Elizabeth Chin is Professor of Media Design Practices at Art Center College of Design and the author of Purchasing Power: Black Kids and American Consumer Culture. Her new book, My Life with Things, is a meditation on her relationship with consumer goods and a critical statement on the politics and method of anthropology in which she uses everyday items to intimately examine the ways consumption resonates with personal and social meaning.
Where did the idea for this project come from and how did it evolve?
The idea for the diary part initially began as a series of emails I sent out to a small group of friends.
This was in the early 2000s before blogs were even much of a thing. If I had started the project a few years later, it might just have been a blog, and the book might never have happened. Along the way, though, I became fascinated with thinking about Karl Marx and his relationship to consumption. I wondered what his personal relationship to things might have been, and this spurred me into exploring all kinds of things from the economy in secondhand clothes to lace-making and the ins and outs of carbuncles. I was interested in Marx and his family as people, not icons or two-dimensional figures. It was when I was exploring the world of pawn in Marx’s time that I also realized pawn had been so important for Native people in the U.S., and that sent me on a whole new exploration. The evolution of the book overall was never straightforward, and certainly was not the result of some sort of well-laid plan. It was a series of explorations and journeys that then had do be cobbled together into the book.
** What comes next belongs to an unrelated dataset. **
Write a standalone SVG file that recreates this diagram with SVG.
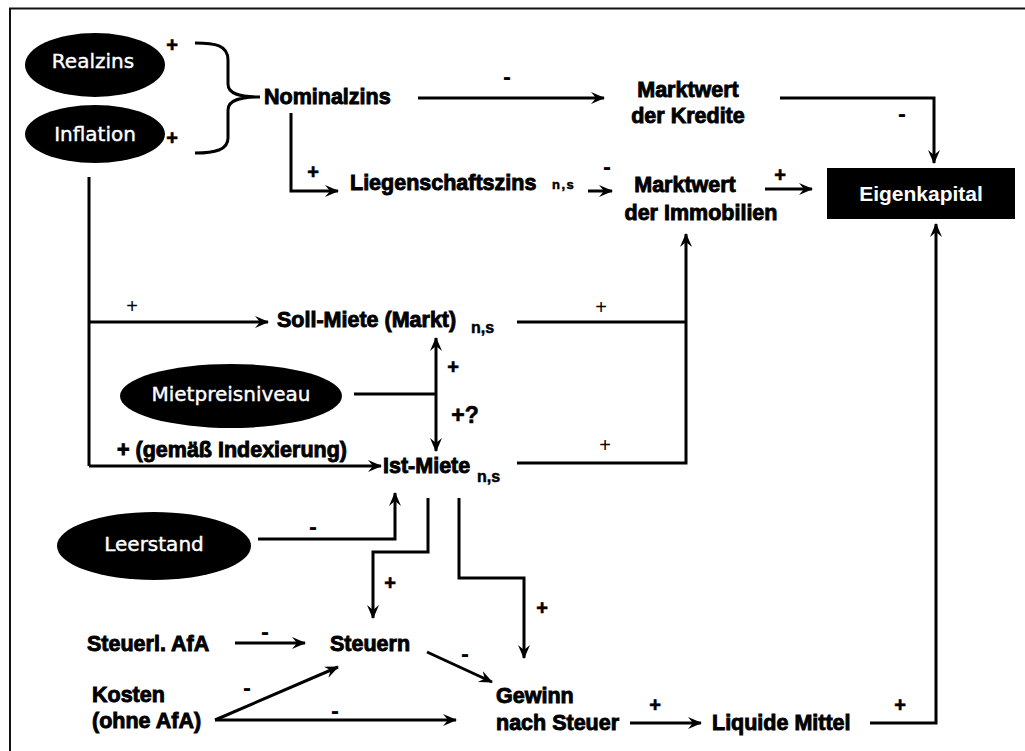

Was there a particular writer or scholar who inspired you to experiment with writing voice and the limits of ethnography?
Actually I think the main inspiration for experimenting with the writing was my father. My dad, Frank Chin, is a writer – all he does is to write. He’s written plays, novels, nonfiction. He writes every single day. Even after a devastating stroke he’s written several books. I grew up around writing, and I’ve always written and taken it seriously as a craft. I like to joke that in my family you don’t really grow up until you publish your first book. So because of that, my orientation toward writing has always had what I suppose might be called a writerly orientation that is concerned with the writing itself as a form of practice and expression.
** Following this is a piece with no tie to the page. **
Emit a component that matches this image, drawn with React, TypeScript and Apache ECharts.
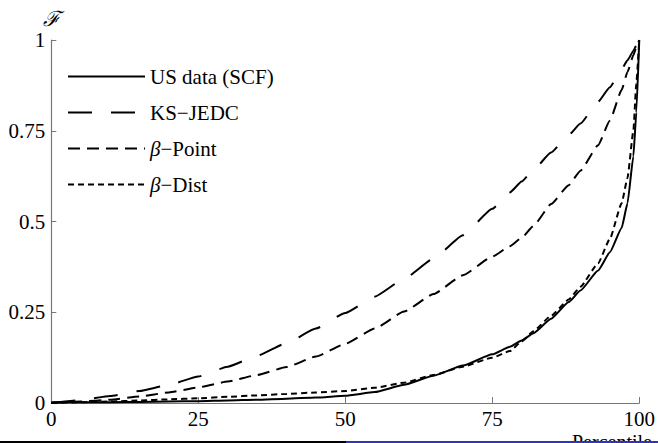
import React, { useEffect, useRef } from "react";
import * as echarts from "echarts";

const percentiles = [0, 5, 10, 15, 20, 25, 30, 35, 40, 45, 50, 55, 60, 65, 70, 75, 78, 80, 82, 85, 88, 90, 93, 95, 97, 98, 99, 99.5, 100];

const usData = [0.002, 0.002, 0.002, 0.003, 0.004, 0.005, 0.007, 0.009, 0.012, 0.015, 0.02, 0.03, 0.05, 0.075, 0.103, 0.134, 0.155, 0.172, 0.192, 0.232, 0.278, 0.31, 0.365, 0.415, 0.482, 0.55, 0.68, 0.8, 1.0];
const ksJedc = [0, 0.008, 0.019, 0.033, 0.05, 0.073, 0.1, 0.13, 0.165, 0.205, 0.248, 0.293, 0.342, 0.398, 0.462, 0.535, 0.58, 0.61, 0.642, 0.69, 0.738, 0.77, 0.83, 0.87, 0.92, 0.944, 0.97, 0.985, 1.0];
const betaPoint = [0, 0.004, 0.009, 0.018, 0.029, 0.043, 0.059, 0.077, 0.099, 0.128, 0.163, 0.205, 0.252, 0.3, 0.352, 0.403, 0.432, 0.455, 0.488, 0.548, 0.6, 0.64, 0.71, 0.778, 0.862, 0.912, 0.958, 0.98, 1.0];
const betaDist = [0, 0.002, 0.004, 0.007, 0.01, 0.013, 0.017, 0.021, 0.025, 0.029, 0.033, 0.042, 0.056, 0.077, 0.1, 0.125, 0.143, 0.17, 0.198, 0.24, 0.285, 0.32, 0.385, 0.452, 0.55, 0.62, 0.75, 0.88, 1.0];

const seriesNames = ["US data (SCF)", "KS\u2212JEDC", "\u03b2\u2212Point", "\u03b2\u2212Dist"];
const xTicks = { min: 0, max: 100, interval: 25 };
const yTicks = { min: 0, max: 1, interval: 0.25 };

const FONT = "Liberation Serif";
const FS = 21;

export default function App() {
  const ref = useRef<HTMLDivElement>(null);
  useEffect(() => {
    if (!ref.current) return;
    const chart = echarts.init(ref.current, null, { renderer: "svg" });
    const mk = (vals: number[]) => percentiles.map((p, i) => [p, vals[i]]);
    const dashes: any[] = ["solid", [24, 19], [12, 7], [6, 4]];
    const all = [usData, ksJedc, betaPoint, betaDist];
    chart.setOption({
      animation: false,
      textStyle: { fontFamily: FONT },
      grid: { left: 51.3, right: 18.7, top: 40, bottom: 40 },
      legend: {
        orient: "vertical",
        left: 62,
        top: 61,
        itemWidth: 77,
        itemHeight: 20,
        itemGap: 15,
        selectedMode: false,
        itemStyle: { opacity: 0, borderWidth: 0 },
        data: seriesNames.map((n) => ({ name: n })),
        formatter: (n: string) =>
          n.startsWith("\u03b2") ? "{i|\u03b2}{n|" + n.slice(1) + "}" : "{n|" + n + "}",
        textStyle: {
          fontFamily: FONT,
          fontSize: FS,
          color: "#000",
          lineHeight: 20,
          rich: {
            i: { fontFamily: FONT, fontSize: FS, fontStyle: "italic", color: "#000", lineHeight: 20 },
            n: { fontFamily: FONT, fontSize: FS, color: "#000", lineHeight: 20 },
          },
        },
      },
      xAxis: {
        type: "value",
        min: xTicks.min,
        max: xTicks.max,
        interval: xTicks.interval,
        axisLine: { lineStyle: { color: "#777", width: 1.2 } },
        axisTick: { inside: true, length: 6, lineStyle: { color: "#777" } },
        axisLabel: { fontFamily: FONT, fontSize: FS, color: "#000", margin: 5, lineHeight: 21 },
        splitLine: { show: false },
      },
      yAxis: {
        type: "value",
        min: yTicks.min,
        max: yTicks.max,
        interval: yTicks.interval,
        name: "\u2131",
        nameLocation: "end",
        nameGap: 10,
        nameTextStyle: { fontFamily: FONT, fontSize: FS, color: "#000", align: "center", fontStyle: "italic" },
        axisLine: { show: true, lineStyle: { color: "#777", width: 1.2 } },
        axisTick: { show: true, inside: true, length: 5, lineStyle: { color: "#777" } },
        axisLabel: { fontFamily: FONT, fontSize: FS, color: "#000", margin: 6 },
        splitLine: { show: false },
      },
      series: seriesNames.map((n, i) => ({
        name: n,
        type: "line",
        data: mk(all[i]),
        symbol: "none",
        showSymbol: false,
        smooth: 0.15,
        smoothMonotone: "x",
        lineStyle: { color: "#000", width: 2, type: dashes[i], cap: "butt" },
        itemStyle: { color: "#000" },
      })),
      graphic: [
        {
          type: "text",
          left: 572,
          top: 432,
          z: 10,
          style: { text: "Percentile", fontFamily: FONT, fontSize: 20, fill: "#000" },
        },
        { type: "rect", left: 0, top: 441, z: 20, shape: { width: 346, height: 2 }, style: { fill: "#000" } },
        { type: "rect", left: 346, top: 441, z: 20, shape: { width: 312, height: 2 }, style: { fill: "#3333b3" } },
      ],
    });
    return () => chart.dispose();
  }, []);
  return <div ref={ref} style={{ width: 658, height: 443, position: "absolute", left: 0, top: 0, background: "#fff" }} />;
}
In My Life with Things you are remarkably candid – almost shockingly so – about your personal life. Did you have any reservations about revealing that level of detail, or was it just a necessity of the project?
Early on I decided this project had to be done wholeheartedly and without self-censoring. Part of this was because that is really how I think the best work gets done, you just have to dive in and not worry while you’re doing the work whether or not it can be declared “good” or “acceptable” or “embarrassing.” I knew I had no hope of producing good work if I was actually trying to do good work. My goal was to be as honest as possible in producing the material; I knew I could always worry afterward whether anybody else should ever see it. In the book itself, there were some people who had to be edited out after the fact, and some events that had to be re-framed, as well. I made the choice to do this because to include them would have exposed very private moments without their consent. In this way I still stuck to the ethical code we use in any kind of ethnographic work: I did not have their permission to reveal a particular event, so including them was not ethical. I never felt I had the right to publish things about people in my life, even true things, which would be hurtful to them. Some of the most painful material does deal with my mother and her struggles with mental illness. She read the manuscript before it was published, and if she had asked me to remove those entries I would have.
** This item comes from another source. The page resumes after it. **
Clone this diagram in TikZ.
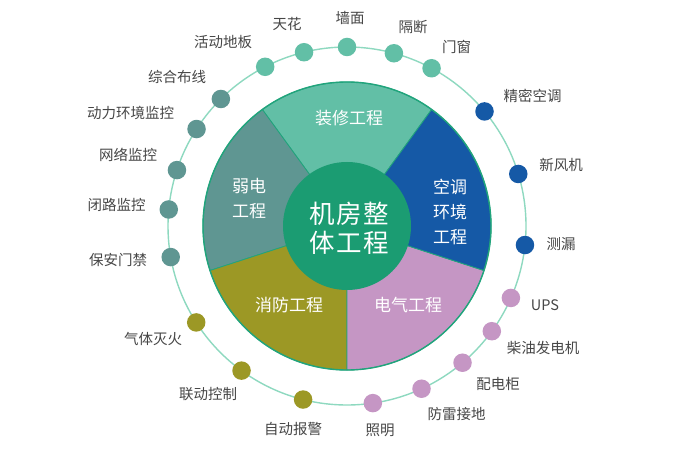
\documentclass[tikz,border=0pt]{standalone}
\usepackage{fontspec}
\setmainfont{Noto Sans CJK SC}
\newfontfamily\hubfont[LetterSpace=6]{Noto Sans CJK SC}
\definecolor{zx}{HTML}{62BFA6}
\definecolor{rd}{HTML}{5F9692}
\definecolor{xf}{HTML}{9C9825}
\definecolor{dq}{HTML}{C596C4}
\definecolor{kt}{HTML}{1559A6}
\definecolor{cen}{HTML}{1B9C72}
\definecolor{ring}{HTML}{8ED9C0}
\definecolor{edge}{HTML}{21A47C}
\definecolor{lbl}{HTML}{464646}
\tikzset{
  dotnode/.style={circle,inner sep=0pt,minimum size=18.5pt,draw=none},
  outlabel/.style={text=lbl,font=\fontsize{14.5}{16}\selectfont,inner sep=0pt},
  seclabel/.style={text=white,font=\fontsize{17}{25}\selectfont,align=center,inner sep=0pt},
  sector/.style={draw=edge,line width=0.8pt}
}
\begin{document}
\begin{tikzpicture}[x=1pt,y=1pt]
\useasboundingbox[fill=white] (0,0) rectangle (700,455);
\coordinate (C) at (347,229);
% outer ring
\draw[ring,line width=1.4pt] (C) circle[radius=179pt];
% sectors
\filldraw[sector,fill=zx] (C) -- ++(54:144pt) arc[start angle=54,end angle=126,radius=144pt] -- cycle;
\filldraw[sector,fill=rd] (C) -- ++(126:144pt) arc[start angle=126,end angle=198,radius=144pt] -- cycle;
\filldraw[sector,fill=xf] (C) -- ++(198:144pt) arc[start angle=198,end angle=270,radius=144pt] -- cycle;
\filldraw[sector,fill=dq] (C) -- ++(270:144pt) arc[start angle=270,end angle=342,radius=144pt] -- cycle;
\filldraw[sector,fill=kt] (C) -- ++(342:144pt) arc[start angle=342,end angle=414,radius=144pt] -- cycle;
\draw[edge,line width=1.4pt] (C) circle[radius=144pt];
% centre
\node[circle,fill=cen,minimum size=128pt,inner sep=0pt] (hub) at (C) {};
\node[text=white,font=\hubfont\fontsize{25.5}{28.5}\selectfont,align=center,inner sep=0pt] (hubtext) at (349,226.5) {机房整\\体工程};
% sector labels
\node[seclabel] (s1) at (349,337) {装修工程};
\node[seclabel] (s2) at (249,256) {弱电\\工程};
\node[seclabel] (s3) at (450,243) {空调\\环境\\工程};
\node[seclabel] (s4) at (289,150) {消防工程};
\node[seclabel] (s5) at (408,150) {电气工程};
% dots
\foreach \a/\c/\n in {90/zx/qm,103.9/zx/th,117.2/zx/hd,74.8/zx/gd,61.8/zx/mc,
  134.8/rd/zh,147.2/rd/dl,161.8/rd/wl,174.7/rd/bl,190/rd/ba,
  212.6/xf/qt,233.9/xf/ld,255.8/xf/zd,
  278.3/dq/zm,294.6/dq/fl,310.2/dq/pd,324/dq/cy,336.3/dq/ups,
  353.9/kt/cl,16.9/kt/xf,39.8/kt/jm}
  \node[dotnode,fill=\c] (d\n) at ([shift={(\a:179pt)}]C) {};
% outer labels
\node[outlabel] (lqm) at (350,437) {墙面};
\node[outlabel] (lth) at (287,431) {天花};
\node[outlabel] (lhd) at (223,412.5) {活动地板};
\node[outlabel] (lgd) at (413,428) {隔断};
\node[outlabel] (lmc) at (456.5,408.5) {门窗};
\node[outlabel] (ljm) at (532.5,359) {精密空调};
\node[outlabel] (lxf) at (561,290) {新风机};
\node[outlabel] (lcl) at (561,211) {测漏};
\node[outlabel] (lups) at (545,150) {UPS};
\node[outlabel] (lcy) at (543,107.5) {柴油发电机};
\node[outlabel] (lpd) at (498,71) {配电柜};
\node[outlabel] (lfl) at (456.5,40.5) {防雷接地};
\node[outlabel] (lzm) at (380,25) {照明};
\node[outlabel] (lzd) at (293,26) {自动报警};
\node[outlabel] (lld) at (208,60.5) {联动控制};
\node[outlabel] (lqt) at (153,116.5) {气体灭火};
\node[outlabel] (lba) at (118,195) {保安门禁};
\node[outlabel] (lbl) at (116.5,250) {闭路监控};
\node[outlabel] (lwl) at (128,300) {网络监控};
\node[outlabel] (ldl) at (130.5,342.5) {动力环境监控};
\node[outlabel] (lzh) at (177,378.5) {综合布线};
\end{tikzpicture}
\end{document}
How did you choose which of your things to write about? Are there any items that didn’t make the cut?
With the entries, I just would sit down and write about whatever came to mind. This meant that there were plenty of entries that were boring, or just never really went anywhere. Sometimes I was sure that some item I was writing about was just an amazing journey, but later it would be excruciating to read myself obsessing of some minute consumer decision or other. At other times I could see in the writing that I was trying to hard to make a workable entry. This is partly why it was so important to write and write and write. I knew there was no guarantee that every entry was going to have a life.
You close the book with the fictional account of Dr. ——, a hoarder/collector/consumer and anthropologist whose house—stuffed to the gills with things—explodes. Is there any overlap between yourself and Dr. ——?
Writing that section was a ball. I loved making fun of myself and making fun of anthropology. Like so many academics I tend to take myself so very seriously and every single tiny slight or ego poke can keep me boiling for weeks. I absolutely think that I could become a hoarder. My husband thinks I already am. For my part, I see many surfaces in my house that remain undecorated and under-occupied. Part of me would love to continue that piece of writing, turn it into a whole crazy novel.
What do you hope readers take away from this book, both in terms of your arguments and in the methodology and your writing voice?
For me this book has been about embracing a kind of fearlessness, and in a way that is the thing I hope people respond to most, the notion that fearlessness is possible, even in the midst of terrible depression, even while struggle to keep going is endless. As an undergraduate I attended NYU in the drama program, and I’ve danced very seriously all my life. In the performing arts, you have to be fearless as well, even in the midst of profound insecurity. When you are on stage and performing, you never reach the heights if you are working at being good. You have to get out there with all your training behind you and then throw it away and trust that somehow you’ll fly. This is my attempt at flying in my writing. Most of me is utterly terrified, but there was this other part of me that had to make the attempt, so I’m trusting that part while also planning to crawl into a hole for a while.